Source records
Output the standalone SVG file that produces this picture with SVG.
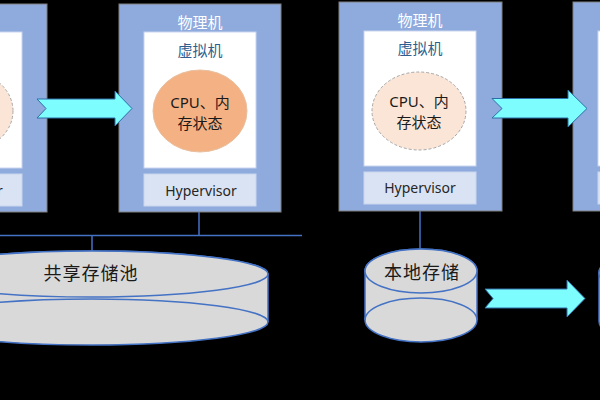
<svg xmlns="http://www.w3.org/2000/svg" width="600" height="400" viewBox="0 0 600 400">
<style>
.outer{fill:#8FAADC;stroke:#7F7F7F;stroke-width:1}
.inner{fill:#FFFFFF;stroke:#C9D5EE;stroke-width:1}
.hyp{fill:#DAE3F3;stroke:#C9D5EE;stroke-width:1}
.vmActive{fill:#F4B183;stroke:#E8C0A0;stroke-width:1}
.vmGhost{fill:#FBE5D6;stroke:#A6A6A6;stroke-width:1;stroke-dasharray:3 2}
.t{font-family:"Noto Sans","Noto Sans CJK SC",sans-serif;text-anchor:middle}
.pm{font-size:15px;fill:#FFFFFF}
.vm{font-size:15px;fill:#2F5F8F}
.cpu{font-size:15px;fill:#1A1A1A}
.hv{font-size:14px;fill:#262626}
.cyl{fill:#D9D9D9;stroke:#4472C4;stroke-width:1.5}
.st{font-size:18px;fill:#1A1A1A;letter-spacing:1px}
.arrow{fill:#7DFDFE;stroke:#2F6FA8;stroke-width:1}
.conn{stroke:#4472C4;stroke-width:1.5;fill:none}
</style>
<rect width="600" height="400" fill="#000000"/>

<g id="connectors">
<line class="conn" x1="-50" y1="235.5" x2="302" y2="235.5"/>
<line class="conn" x1="199" y1="212" x2="199" y2="235.5"/>
<line class="conn" x1="92" y1="235.5" x2="92" y2="251"/>
<line class="conn" x1="420" y1="211" x2="420" y2="249"/>
</g>

<g id="pm1">
<rect class="outer" x="-115" y="4" width="162" height="208"/>
<rect class="inner" x="-90" y="32" width="112" height="136"/>
<ellipse class="vmGhost" cx="-34" cy="111" rx="47" ry="40"/>
<rect class="hyp" x="-90" y="174" width="112" height="32"/>
<text class="t hv" x="-33" y="195.5">Hypervisor</text>
</g>

<g id="pm2">
<rect class="outer" x="119" y="4" width="162" height="208"/>
<text class="t pm" x="200" y="27.5">物理机</text>
<rect class="inner" x="144" y="32" width="112" height="136"/>
<text class="t vm" x="200" y="55.5">虚拟机</text>
<ellipse class="vmActive" cx="200" cy="111" rx="47" ry="41"/>
<text class="t cpu" x="200" y="107.5">CPU、内</text>
<text class="t cpu" x="200" y="128.5">存状态</text>
<rect class="hyp" x="144" y="174" width="112" height="32"/>
<text class="t hv" x="201" y="195.5">Hypervisor</text>
</g>

<g id="pm3">
<rect class="outer" x="339" y="2" width="163" height="209"/>
<text class="t pm" x="420" y="25.5">物理机</text>
<rect class="inner" x="364" y="31" width="112" height="135"/>
<text class="t vm" x="420" y="53.5">虚拟机</text>
<ellipse class="vmGhost" cx="419" cy="111" rx="47" ry="39"/>
<text class="t cpu" x="419" y="107">CPU、内</text>
<text class="t cpu" x="419" y="127.5">存状态</text>
<rect class="hyp" x="364" y="172" width="112" height="32"/>
<text class="t hv" x="420" y="193">Hypervisor</text>
</g>

<g id="pm4">
<rect class="outer" x="573" y="2" width="163" height="209"/>
<rect class="inner" x="598" y="31" width="112" height="135"/>
<rect class="hyp" x="598" y="172" width="112" height="32"/>
</g>

<g id="shared-storage">
<path class="cyl" d="M -84 274 A 176 23 0 0 1 268 274 L 268 322 A 176 23 0 0 1 -84 322 Z"/>
<ellipse class="cyl" cx="92" cy="274" rx="176" ry="23"/>
<path class="conn" d="M -84 322 A 176 23 0 0 1 268 322"/>
<text class="t st" x="91" y="280">共享存储池</text>
</g>

<g id="local-storage">
<path class="cyl" d="M 365 271 A 56 22 0 0 1 477 271 L 477 320 A 56 22 0 0 1 365 320 Z"/>
<ellipse class="cyl" cx="421" cy="271" rx="56" ry="22"/>
<path class="conn" d="M 365 320 A 56 22 0 0 1 477 320"/>
<text class="t st" x="422" y="279">本地存储</text>
</g>

<g id="local-storage-2">
<path class="cyl" d="M 599 273 A 56 22 0 0 1 711 273 L 711 321 A 56 22 0 0 1 599 321 Z"/>
<ellipse class="cyl" cx="655" cy="273" rx="56" ry="22"/>
</g>

<g id="arrows">
<polygon class="arrow" points="37,99 115,99 115,91 132,108.5 115,126 115,118 37,118 46,108.5"/>
<polygon class="arrow" points="492,98.5 568,98.5 568,90 587,108.5 568,127 568,118 492,118 502,108.5"/>
<polygon class="arrow" points="485,289 567,289 567,280 585,298.5 567,317 567,308 485,308 493,298.5"/>
</g>
</svg>
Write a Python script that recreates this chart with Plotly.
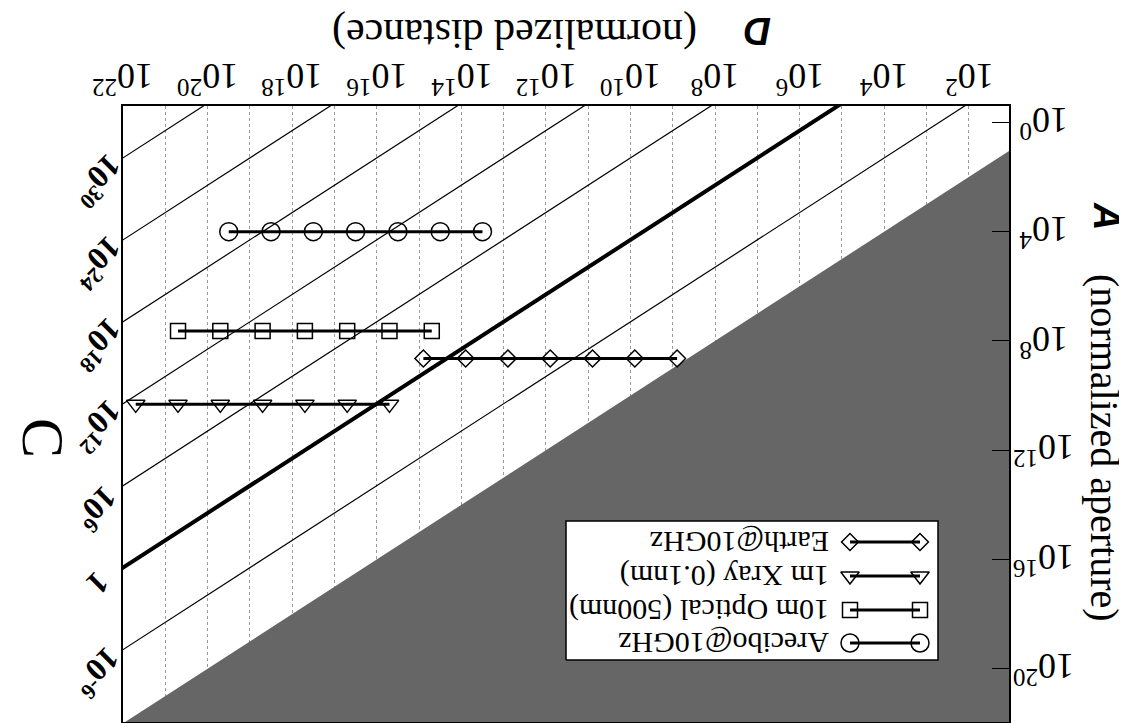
import numpy as np
import plotly.graph_objects as go

# ---------------- data ----------------
series_names = ["Arecibo@10GHz", "10m Optical (500nm)", "1m Xray (0.1nm)", "Earth@10GHz"]
arecibo_D = [3.16e13, 3.16e14, 3.16e15, 3.16e16, 3.16e17, 3.16e18, 3.16e19]
arecibo_A = [1.0e4] * 7
optical_D = [5.0e14, 5.0e15, 5.0e16, 5.0e17, 5.0e18, 5.0e19, 5.0e20]
optical_A = [4.3e7] * 7
xray_D = [5.0e15, 5.0e16, 5.0e17, 5.0e18, 5.0e19, 5.0e20, 5.0e21]
xray_A = [2.1e10] * 7
earth_D = [7.9e8, 7.9e9, 7.9e10, 7.9e11, 7.9e12, 7.9e13, 7.9e14]
earth_A = [4.4e8] * 7

C_values = [1e-6, 1.0, 1e6, 1e12, 1e18, 1e24, 1e30]
C_labels = ["10<sup>-6</sup>", "1", "10<sup>6</sup>", "10<sup>12</sup>",
            "10<sup>18</sup>", "10<sup>24</sup>", "10<sup>30</sup>"]
log_DA_at_C1 = 5.7          # log10(D/A) where C = 1

x_grid_exps = list(range(1, 23))
x_label_exps = [2, 4, 6, 8, 10, 12, 14, 16, 18, 20, 22]
y_tick_exps = [0, 4, 8, 12, 16, 20]

# ---------------- layout constants ----------------
W, H = 1127, 723
L, R, T, B = 115, 126, 98, 9
XLO, XHI = 1.05, 22.0
YLO, YHI = -0.6, 21.95
pw, ph = W - L - R, H - T - B

def px2paper_x(px):
    return (px - L) / pw

def px2paper_y(py):
    return (H - B - py) / ph

SERIF = "Liberation Serif"
SANS = "Liberation Sans"

fig = go.Figure()

# shaded forbidden region A > D
lo, hi = 1.0, 1.0e23
fig.add_trace(go.Scatter(
    x=[lo, hi, lo], y=[lo, hi, hi],
    fill="toself", fillcolor="#666666", mode="lines", line=dict(width=0),
    showlegend=False, hoverinfo="skip"))

# constant-C diagonals
Dline = np.array([lo, hi])
for c in C_values:
    off = (np.log10(c) + 2 * log_DA_at_C1) / 2
    fig.add_trace(go.Scatter(
        x=Dline.tolist(), y=(Dline / 10.0 ** off).tolist(), mode="lines",
        line=dict(color="black", width=4 if c == 1.0 else 1.2),
        showlegend=False, hoverinfo="skip"))

symbols = ["circle-open", "square-open", "triangle-down-open", "diamond-open"]
sizes = [18, 15, 16, 13]
data = [(arecibo_D, arecibo_A), (optical_D, optical_A), (xray_D, xray_A), (earth_D, earth_A)]
for (dx, ay), sym, sz, nm in zip(data, symbols, sizes, series_names):
    fig.add_trace(go.Scatter(
        x=dx, y=ay, mode="lines+markers", name=nm,
        line=dict(color="black", width=3),
        marker=dict(symbol=sym, size=sz, color="black", line=dict(color="black", width=1.5)),
        showlegend=False))

# ---------------- manual (rotated) legend on overlay axes ----------------
lx0, lx1 = px2paper_x(558), px2paper_x(930)
ly0, ly1 = px2paper_y(652), px2paper_y(513)
fig.add_trace(go.Scatter(
    x=[lx0, lx1, lx1, lx0, lx0], y=[ly0, ly0, ly1, ly1, ly0],
    xaxis="x2", yaxis="y2", mode="lines", fill="toself", fillcolor="white",
    line=dict(color="black", width=1.5), showlegend=False, hoverinfo="skip"))
row_py = [635, 602, 568, 534]
sx0, sx1 = px2paper_x(842), px2paper_x(912)
for nm, sym, sz, rp in zip(series_names, symbols, sizes, row_py):
    yy = px2paper_y(rp)
    fig.add_trace(go.Scatter(
        x=[sx0, sx1], y=[yy, yy], xaxis="x2", yaxis="y2", mode="lines+markers",
        line=dict(color="black", width=3),
        marker=dict(symbol=sym, size=sz, color="black", line=dict(color="black", width=1.5)),
        showlegend=False, hoverinfo="skip"))

annotations = []
for nm, rp in zip(series_names, row_py):
    annotations.append(dict(
        text=nm, x=px2paper_x(823), y=px2paper_y(rp), xref="paper", yref="paper",
        xanchor="right", yanchor="middle", textangle=180, showarrow=False,
        font=dict(family=SERIF, size=30, color="black")))

# tick labels (upside down)
for k in x_label_exps:
    annotations.append(dict(
        text="10<sup>%d</sup>" % k, x=k, xref="x", y=px2paper_y(71), yref="paper",
        xanchor="center", yanchor="middle", textangle=180, showarrow=False,
        font=dict(family=SERIF, size=36, color="black")))
for k in y_tick_exps:
    annotations.append(dict(
        text="10<sup>%d</sup>" % k, y=k, yref="y", x=px2paper_x(1036), xref="paper",
        xanchor="center", yanchor="middle", textangle=180, showarrow=False,
        font=dict(family=SERIF, size=36, color="black")))

# C labels next to the diagonals (left side in this orientation)
for c, lab in zip(C_values, C_labels):
    off = (np.log10(c) + 2 * log_DA_at_C1) / 2
    yA = XHI - off
    annotations.append(dict(
        text="<b>" + lab + "</b>", x=px2paper_x(90), xref="paper",
        y=yA, yref="y", yshift=-(16 if c == 1.0 else 23),
        xanchor="center", yanchor="middle", textangle=135, showarrow=False,
        font=dict(family=SERIF, size=32, color="black")))

# axis titles
annotations += [
    dict(text="<b><i>D</i></b>", x=px2paper_x(750), y=px2paper_y(23), xref="paper", yref="paper",
         xanchor="center", yanchor="middle",
         textangle=180, showarrow=False, font=dict(family=SANS, size=38, color="black")),
    dict(text="(normalized distance)", x=px2paper_x(507), y=px2paper_y(26), xref="paper", yref="paper",
         xanchor="center", yanchor="middle",
         textangle=180, showarrow=False, font=dict(family=SERIF, size=42, color="black")),
    dict(text="<b><i>A</i></b>", x=px2paper_x(1099), y=px2paper_y(208), xref="paper", yref="paper",
         xanchor="center", yanchor="middle",
         textangle=90, showarrow=False, font=dict(family=SANS, size=38, color="black")),
    dict(text="(normalized aperture)", x=px2paper_x(1097), y=px2paper_y(440), xref="paper", yref="paper",
         xanchor="center", yanchor="middle",
         textangle=90, showarrow=False, font=dict(family=SERIF, size=40, color="black")),
    dict(text="C", x=px2paper_x(35), y=px2paper_y(430), xref="paper", yref="paper",
         xanchor="center", yanchor="middle",
         textangle=90, showarrow=False, font=dict(family=SERIF, size=60, color="black")),
]

fig.update_layout(
    width=W, height=H, margin=dict(l=L, r=R, t=T, b=B, pad=0),
    paper_bgcolor="white", plot_bgcolor="white", showlegend=False,
    annotations=annotations,
    xaxis=dict(type="log", range=[XHI, XLO], side="top", automargin=False,
               tickvals=[10.0 ** k for k in x_grid_exps], showticklabels=False,
               ticks="", showgrid=True, gridcolor="#9a9a9a", griddash="dot",
               gridwidth=1, zeroline=False, showline=True, linecolor="black", linewidth=1.5,
               mirror=True),
    yaxis=dict(type="log", range=[YHI, YLO], side="right", automargin=False,
               tickvals=[10.0 ** k for k in y_tick_exps], showticklabels=False,
               ticks="inside", ticklen=17, tickwidth=1, tickcolor="black",
               showgrid=False, zeroline=False, showline=True, linecolor="black",
               linewidth=1.5, mirror=True),
    xaxis2=dict(overlaying="x", range=[0, 1], visible=False, showgrid=False, zeroline=False),
    yaxis2=dict(overlaying="y", range=[0, 1], visible=False, showgrid=False, zeroline=False),
)

fig.write_html("out.html")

**Problem details:**
Copy, exactly as they stand, the lines from the one that holds "Write a Python" to the one that holds "earth_A = [4.4e8] * 7", both included, and drop every picture.

**Solution to this task:**
Write a Python script that recreates this chart with Plotly.
import numpy as np
import plotly.graph_objects as go

# ---------------- data ----------------
series_names = ["Arecibo@10GHz", "10m Optical (500nm)", "1m Xray (0.1nm)", "Earth@10GHz"]
arecibo_D = [3.16e13, 3.16e14, 3.16e15, 3.16e16, 3.16e17, 3.16e18, 3.16e19]
arecibo_A = [1.0e4] * 7
optical_D = [5.0e14, 5.0e15, 5.0e16, 5.0e17, 5.0e18, 5.0e19, 5.0e20]
optical_A = [4.3e7] * 7
xray_D = [5.0e15, 5.0e16, 5.0e17, 5.0e18, 5.0e19, 5.0e20, 5.0e21]
xray_A = [2.1e10] * 7
earth_D = [7.9e8, 7.9e9, 7.9e10, 7.9e11, 7.9e12, 7.9e13, 7.9e14]
earth_A = [4.4e8] * 7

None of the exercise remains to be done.